A staggered floating gate arrangement also permits a reduction in the length of each cell by permitting a reduction in the width of each bit line. In array 10, if the bit lines are self-aligned with the floating gates (see U.S. Pat. No. 4,639,893, issued to Eitan and incorporated herein by reference), and the floating gates are misaligned in direction A (see FIG. 1), the effective width of each bit line will be reduced and the bit line resistance will be increased. In order to ensure that the bit line resistance is below a certain maximum value, the width of the bit line mask is enhanced in the prior art. However, in array 20, if the floating gates are misaligned and placed too far to the right, an increase in the resistance along a first portion of the bit lines (such as portion P1) will be partially offset by a decrease in the resistance along a second portion of the bit lines (such as portion P2). Therefore, the bit line resistance in array 20 is less sensitive to floating gate misalignment than the bit line resistance of array 10, and thus array 20 can be formed with narrower bit lines and a smaller cell pitch.
Lastly, during the polysilicon etching step which defines the individual floating gates, the corners of the floating gates are rounded, thereby effectively increasing the distance between the resulting floating gates. This permits the floating gate mask window regions to be closer to one another when manufacturing array 20 than when manufacturing array 10.
In array 20, when it is desired to read (or program) the state of a first group of floating gates within a first column of transistors (e.g., floating gates FG2 and FG10 in column C1), bit line BL2 serves as a drain and bit line BL1 serves as a source, whereas when it is desired to read (or program) the state of a second group of floating gates (such as floating gates FG5 and FG13 in column C1), bit line BL1 serves as a drain and bit line BL2 serves as the source.
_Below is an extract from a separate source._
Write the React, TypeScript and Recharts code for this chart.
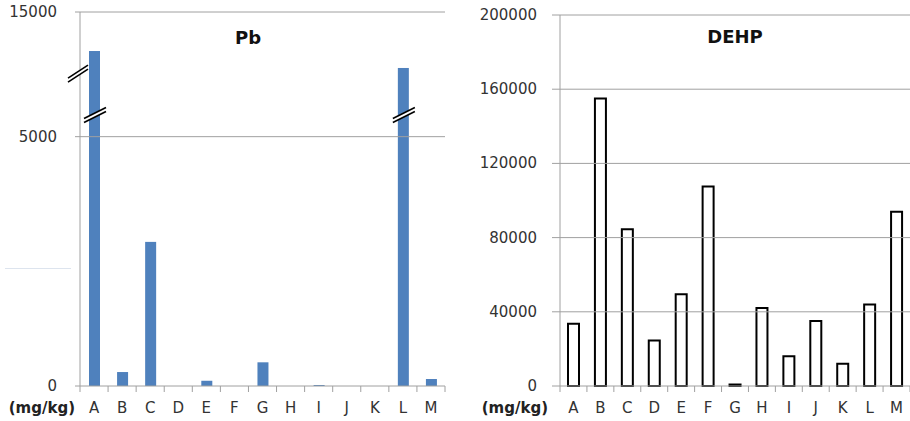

Thus, unlike the decoder used in conjunction with array 10, a decoder used in conjunction with array 20 must be capable of causing the bit lines to function as either sources or drains depending on the word line being addressed.
During read operations, a dummy transistor from a column of dummy transistors is coupled to a sense amplifier so that the drain voltage of the transistor being read can be compared with the drain voltage of the dummy transistor. It would be desirable to ensure that the transistor selected from the dummy column has its floating gate on the same side of the channel as the transistor being read, so that the selected dummy transistor and the transistor being read have comparable electrical characteristics. Also, since some dummy transistors have their floating gates on one side of the transistor cell, while other dummy transistors have their floating gates on the other side of the transistor cell, the bit line decoder should be capable of coupling each dummy bit line to the ground and to the sense amplifier.
It is desirable to provide redundant rows for replacing defective rows within the EPROM array. It would be desirable to construct the decoder so that each redundant row can replace any row in the array, regardless of whether the replaced row has its floating gates on the left side or right side of the cell.